Imposing a state of emergency “is one option among others, but for now it’s not on the table,”  said Laurent Nunez, the French junior interior minister, on Monday.

 

Nunez made the comment to RTL radio after several police unions urged the government to grant the country’s law enforcement agencies greater powers to contain the nationwide protests, which caused chaos and destruction in cities over the weekend.

Protests first erupted last month in rural France among citizens who said they could not afford higher fuel taxes. The movement has since transformed into a broader rebuke of Macron’s policies, and it has taken on a name of its own: the “yellow vest” protests, a reference to the vests worn by people active in the transportation industry.

‘Some clearly intended to kill’

Asked about the possibility of banning further protest rallies, Nunez said, “We’d have to be capable of stopping it, because these are determined people who would come anyway.”

He claimed that some of the protesters “clearly intended to kill” during the protests last Saturday, citing the seizure of hammers and steel marbles from some of the 412 people arrested, and the near-lynching of a police officer near the Arc de Triomphe war memorial.

Back in 2005, the French government imposed a state of emergency during three weeks of riots in Paris and other French cities by youths in poor suburbs.

Ambulance drivers protest, too

Meanwhile, French ambulance drivers on Monday joined the nationwide protests. They blamed the 40-year-old President Emmanuel Macron, whom they see as detached from the everyday struggles of ordinary people, for their woes.

Ambulance drivers demonstrate near the French National Assembly in Paris, on December 3, 2018, to protest against their working conditions. (Photo by AFP)
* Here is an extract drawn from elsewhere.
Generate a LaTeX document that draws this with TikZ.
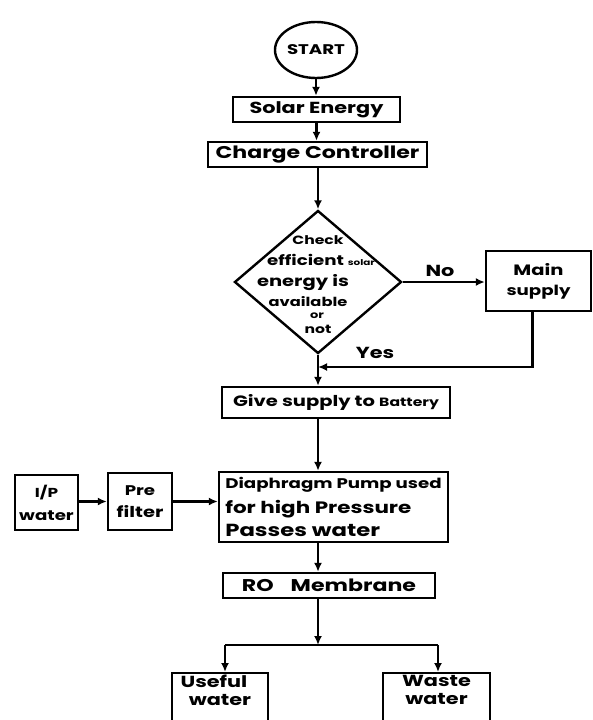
\documentclass[tikz,border=0pt]{standalone}
\usepackage{fontspec}
\setmainfont{Poppins}[FakeStretch=1.3]
\usetikzlibrary{shapes.geometric,arrows.meta}
\newcommand{\fs}[1]{\fontsize{#1}{#1}\selectfont\bfseries}
\begin{document}
\begin{tikzpicture}[x=1pt,y=-1pt,
  line width=2.4pt,
  box/.style={draw,rectangle,inner sep=0pt,line width=2.4pt},
  arr/.style={-{Latex[length=9pt,width=8pt]}},
  lbl/.style={inner sep=0pt}]
\useasboundingbox (0,0) rectangle (592,720);
\clip (0,0) rectangle (592,720);
\fill[white] (0,0) rectangle (592,720);
% nodes
\node[draw,ellipse,minimum width=68pt,minimum height=56pt,inner sep=0pt,font=\fs{14}] (start) at (316,50) {START};
\node[box,minimum width=167pt,minimum height=25pt,font=\fs{16}] (solar) at (316.5,109.5) {Solar Energy};
\node[box,minimum width=219pt,minimum height=25pt,font=\fs{17}] (charge) at (317.5,154.5) {Charge Controller};
\node[draw,diamond,minimum width=167pt,minimum height=143pt,inner sep=0pt] (dia) at (318,282) {};
\node[lbl,font=\fs{12}] (d1) at (318,240) {Check};
\node[lbl,font=\fs{14}] (d2) at (321,260) {efficient {\fs{8}solar}};
\node[lbl,font=\fs{15}] (d3) at (303,283) {energy is};
\node[lbl,font=\fs{12.5}] (d4) at (308,302) {available};
\node[lbl,font=\fs{10}] (d5) at (317,316) {or};
\node[lbl,font=\fs{12}] (d6) at (318,329) {not};
\node[box,minimum width=105pt,minimum height=60pt,align=center] (main) at (538.5,281) {{\fs{15}Main}\\[8pt]{\fs{14}supply}};
\node[lbl,font=\fs{16}] (no) at (440,271) {No};
\node[lbl,font=\fs{16}] (yes) at (375,353) {Yes};
\node[box,minimum width=228pt,minimum height=31pt,font=\fs{15}] (battery) at (336,402.5) {Give supply to {\fs{12}Battery}};
\node[box,minimum width=229pt,minimum height=70pt,align=left] (pump) at (333.5,507) {{\fs{14}Diaphragm Pump used}\\[7pt]{\fs{16.5}for high Pressure}\\[6pt]{\fs{17.5}Passes water}};
\node[box,minimum width=63pt,minimum height=55pt,align=center] (ip) at (46.5,502.5) {{\fs{13}I/P}\\[10pt]{\fs{14}water}};
\node[box,minimum width=64pt,minimum height=57pt,align=center] (pre) at (140,501.5) {{\fs{14}Pre}\\[9pt]{\fs{15}filter}};
\node[box,minimum width=212pt,minimum height=25pt,font=\fs{17}] (ro) at (329,585.5) {RO\quad Membrane};
\node[box,minimum width=96pt,minimum height=64pt,align=center,anchor=north,font=\fs{16}] (useful) at (220,672) {Useful\hspace*{12pt}\\[2pt]water\hspace*{12pt}\\[14pt]\mbox{}};
\node[box,minimum width=107pt,minimum height=64pt,align=center,anchor=north,font=\fs{16}] (waste) at (436.5,672) {Waste\\[2pt]water\\[14pt]\mbox{}};
% coordinates
\coordinate (j) at (318,367);
\coordinate (s) at (318,645);
\coordinate (sl) at (225,645);
\coordinate (sr) at (438,645);
% connectors
\draw[arr] (start.south) -- (solar.north -| start.south);
\draw[arr] (solar.south) -- (solar.south |- charge.north);
\draw[arr] (charge.south -| dia.north) -- (dia.north);
\draw[arr] (dia.east) -- (dia.east -| main.west);
\draw[arr] ([xshift=-6pt]main.south) |- (j);
\draw[arr] (dia.south) -- (dia.south |- battery.north);
\draw[arr] (battery.south -| dia.south) -- (pump.north -| dia.south);
\draw[arr] (ip.east |- pre.west) -- (pre.west);
\draw[arr] (pre.east) -- (pre.east -| pump.west);
\draw[arr] (pump.south -| dia.south) -- (ro.north -| dia.south);
\draw[arr] (ro.south -| dia.south) -- (s);
\draw (sl) -- (sr);
\draw[arr] (sl) -- (sl |- useful.north);
\draw[arr] (sr) -- (sr |- waste.north);
\end{tikzpicture}
\end{document}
The government has attempted to soothe the grievances of the protesters. On Monday, Finance Minister Bruno Le Maire said that to foster greater prosperity for all citizens, tax cuts should be accelerated and the pace of public spending cuts quickened.

“We cannot take away with one hand what we are giving to those who are working with our other hand; and therefore, as a consequence, we have to speed up our tax cut plans,” Le Maire said at a news conference.

“Less public spending and less taxes, those are the conditions needed to put France back on the right track, those are the conditions for the prosperity of all French people, those are the conditions to get us out of our debt burden,” he said.

But it was not clear if those remarks reflected the thinking of President Macron.